Speaking to supporters at Florida Memorial University, Andrew Gillum, Florida Gubernatorial Candidate and the current Mayor of Tallahassee said,

I met [DeSantis] for the first time the other night, and then all of a sudden, without invitation, he was calling me only as Andrew. Between the two of us, he quit his job in Congress — I’m a sitting mayor, and he had the nerve to address me only as Andrew?

Does he not understand how badly arrogant statements like that play out with constituents? How does he think Rep. DeSantis should address him, Mr. Mayor, Mr. Gillum? This remark said more to the voters of Florida about his character than any speech ever could.

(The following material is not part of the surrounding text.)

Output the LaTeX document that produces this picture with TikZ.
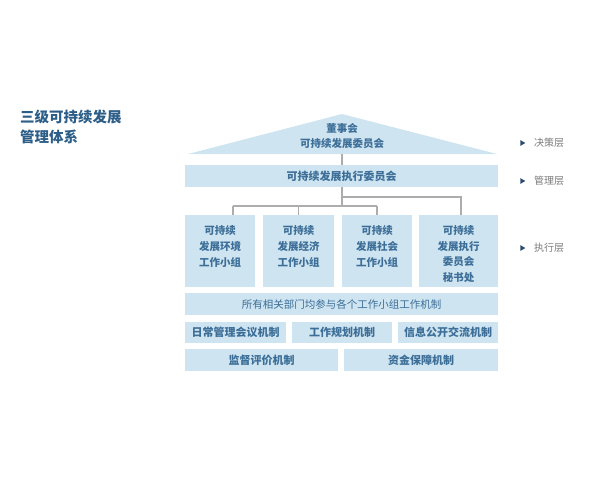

This has been a contentious race from the beginning. Within hours of winning the Republican gubernatorial primary, the media pounced on DeSantis’ unfortunate choice of words uttered during an interview on Fox News. He said, “The last thing we need to do is to monkey this up by trying to embrace a socialist agenda with huge tax increases and bankrupting the state.”

It’s no surprise that DeSantis was questioned about his “racism” during last week’s debate.

“Gillum said that while he’s not explicitly calling DeSantis a racist, he’s “simply saying the racists believe he’s a racist.””

Afterward, Gillum told students “I wanted to correct him, y’all, but I didn’t want to be petty. So, we just we pushed all the way through.”

Rep. Ron DeSantis (R-FL) represented his district in Congress for nearly three terms, resigning in September to devote his time to his gubernatorial campaign. Prior to serving in Congress, DeSantis earned a BA from Yale University, a JD from Harvard and spent four years serving in the Navy.

Former Senator George Allen (R-VA) can relate to DeSantis’ current woes. A similar slip of the tongue sunk his reelection bid in 2006. He famously called his opponent’s campaign tracker by the name “macaca.” Even now, when you google “George Allen,” the third result to appear is “George Allen macaca.”

As for Gillum, he repeated a mistake made by former Senator Barbara Boxer (D-CA) in 2009. She is the only other politician whom I’ve ever heard correct an equal for not addressing them with their proper title. During a senate hearing, she corrected a Brigadier General who had addressed her as ma’am, saying, “Do me a favor, can you say ‘senator’ instead of ‘ma’am. It’s just a thing. I worked so hard to get that title, so I’d appreciate it. Thank you.”

Yes, Senator,” said the General. And then Boxer’s comment went viral.

As Gillum’s has. Hopefully, but unlikely, it will damage his current (average) lead over DeSantis of 4.5 points.